Boberg descreve o impacto que sofreu ao descobrir o Cristo gnóstico de Paulo de Tarso. Impacto profundo! Daqueles que desnorteiam e balançam as convicções e até põem em questionamento a validade de prosseguir nos estudos, como ele mesmo declara. Felizmente, prosseguiu e podemos, agora, contar com sua obra que, se não deve ser vista como palavra final sobre o assunto, tem o peso de uma pesquisa séria, obstinada e valorosa.
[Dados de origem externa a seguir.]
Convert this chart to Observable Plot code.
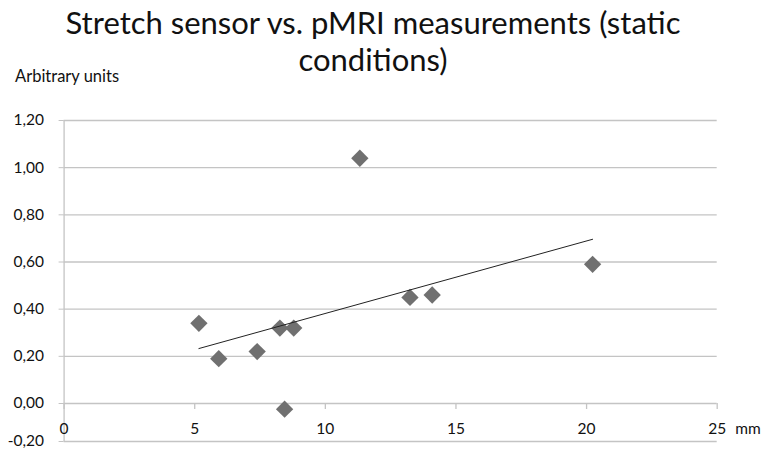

Em que ponto crucial se colocou Boberg? Naquele em que as duas vertentes aparecem e se põem como opção de escolha: ou se segue por uma via ou se vai por outra. Não há conciliação possível entre elas, de modo a atender os corações dos estudiosos e admiradores de Paulo de Tarso. O Cristo gnóstico, que o autor descobriu e agora defende, é aquele que não fala de Jesus de Nazaré, a quem não conheceu e – importante! – também não conheceu os Evangelhos cuja mensagem tem Jesus na origem. Paulo, nesta versão, fala de um outro Cristo, que fica exposto neste texto de Boberg:

“Você será surpreendido com essas novas reflexões, em se comparando com as interpretações, no geral, dadas até agora. Perceberá, com base em pesquisadores de ponta do mundo todo, que, quando ele [Paulo] se refere a Cristo ou Jesus Cristo não está falando de Jesus de Nazaré, mas do ser espiritual, o Cristo Cósmico, que sempre existiu e sempre existirá”.

O livro não inova se olharmos apenas para o fato de se valer de informações levantadas por pesquisadores e estudiosos, as quais reproduz como forma de sustentação de um discurso incisivo. O mérito aí está no método que organiza os fatos e os dispõe de modo a facilitar ao leitor obter uma visão da história e do tempo de Paulo de Tarso. Por esse caminho, vê-se um Paulo que foi assumido pela Igreja Católica com todo o seu discurso, conselhos e práticas, a dar origem ao Cristianismo. Mas o caminho oferecido pelas fontes nas quais o autor foi se servir não é este e, sim, o que mostra um outro Paulo, aquele que não está de modo algum relacionado com os ensinamentos do homem Jesus de Nazaré por, afinal, sequer o ter conhecido ou haver tomado conhecimento dos relatos contidos nos evangelhos canônicos.

Essa vertente nova é a que vai chocar-se de frente com a tradição que se formou nos meios espíritas e que se fortaleceu com as obras de Emmanuel e o médium Chico Xavier, tanto as que fazem as diversas interpretações evangélicas, quanto – e em especial – as que abordam diretamente as cartas de Paulo, estando aí em destaque o romance Paulo e Estêvão. A nova interpretação, que Boberg oferece, tende a reproduzir nos leitores e admiradores da obra emmanuelina aquilo mesmo que provocou no autor, ou seja, um abalo nada desprezível. Isso fica ainda mais amplo quando se sabe que entre nós, espíritas, há incontáveis estudos, inumeráveis palestras, cursos etc. cuja fonte bibliográfica está assente ou tem como ponto de sustentação o livro Paulo e Estêvão.

Não se pode olvidar que a história de Paulo de Tarso está repleta de fatos e detalhes que permanecem obscuros, seja pelo olhar da história tradicional construída pelo mundo cristão, seja pelo olhar decorrente dos estudos e pesquisas que o desligam dessa história tradicional. Boberg aborda vários deles, inclusive aquele acerca do encontro de Paulo com Jesus na estrada para Damasco, e os analisa sob o novo olhar, do Cristo Cósmico. Tal situação leva o leitor deste O Cristo de Paulo de Tarso a um ponto crucial, qual seja, o de ter de se decidir de modo autônomo e livre por qual dos Paulo deve optar: se o da tradição cristã ou se pelo Cristo gnóstico, agora destacado. E para isso o Autor pode apenas ajudar a formar convicções, nada além. Ainda assim, convenhamos, trata-se de uma ajuda muito bem-vinda.